E sempre scrivendo allo sventurato Piave, eccolo annunciargli la sua prossima visita: «Io mi fermerò a Padova e se tu non vi sarai sarai un Ludro un porco un gatto un coccodrillo un sorcio: fa' preparare una buona cena (perché talvolta a Padova non si trova) un buon fuoco un buon letto... Guarda che non abbia da bestemmiare perché divento col crescer degli anni sempre più furente. Una volta o l'altra già t'ammazzo».

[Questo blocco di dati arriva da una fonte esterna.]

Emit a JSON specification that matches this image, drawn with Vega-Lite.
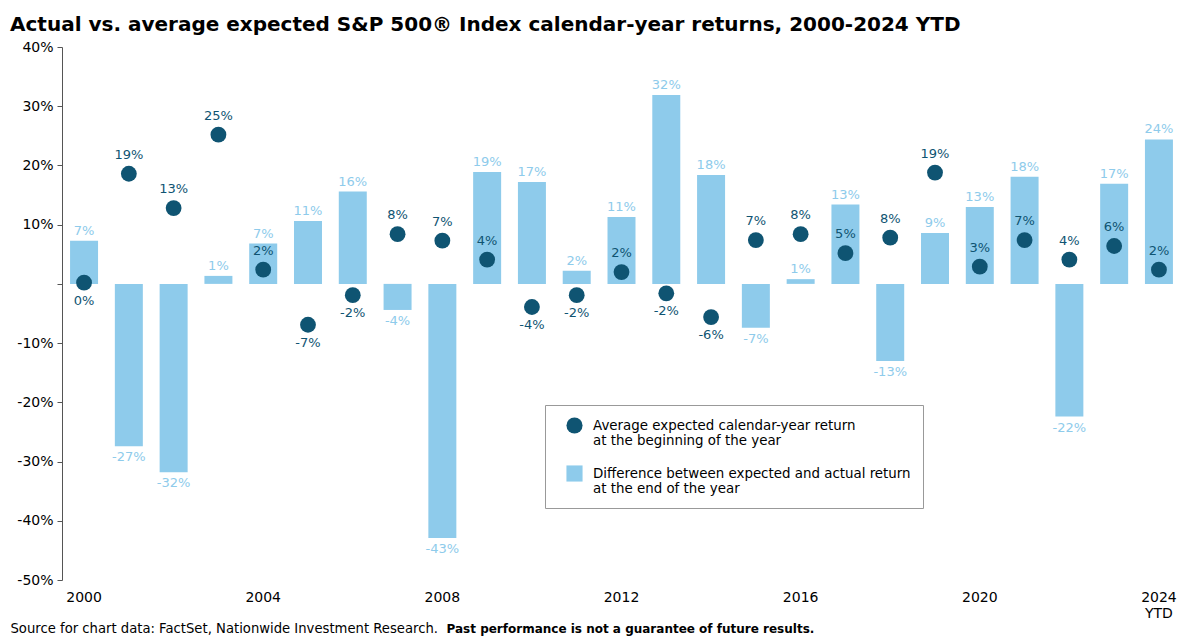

Insomma, un Verdi come non te l'aspetti. Spiritoso e vero, per nulla noioso, anzi, sempre divertente e divertito. E meno male. Forse anche grazie a questa sua attitudine goliardica la sua icona è sfuggita all'abbraccio della retorica tutta italica che soffoca i suoi eroi. Lui ancora risplende, la sua musica ha illuminato il pubblico di ogni generazione e dopo duecento anni non annoia per nulla. Del resto, ecco cosa scriveva al suo editore Ricordi: «Sia dunque; faremo della musica per... per far quello che fanno tant'altri: annojarsi a morte colla maggior parte della così detta musica classica, colla differenza però che io quando m'annojo dico m'annojo mentre altri fingono estasi per bellezze che non vi sono, o che per lo meno eguali si trovano nella musica nostra. Tant'è; l'epoca attuale parla, si dimena, si affaccenda molto, produce poco, e tende a fabbricarsi una musica nuova con della cipria e delle ossa da morto. Se dentro però vi sarà un po' di Sole, evviva allora la musica nuova».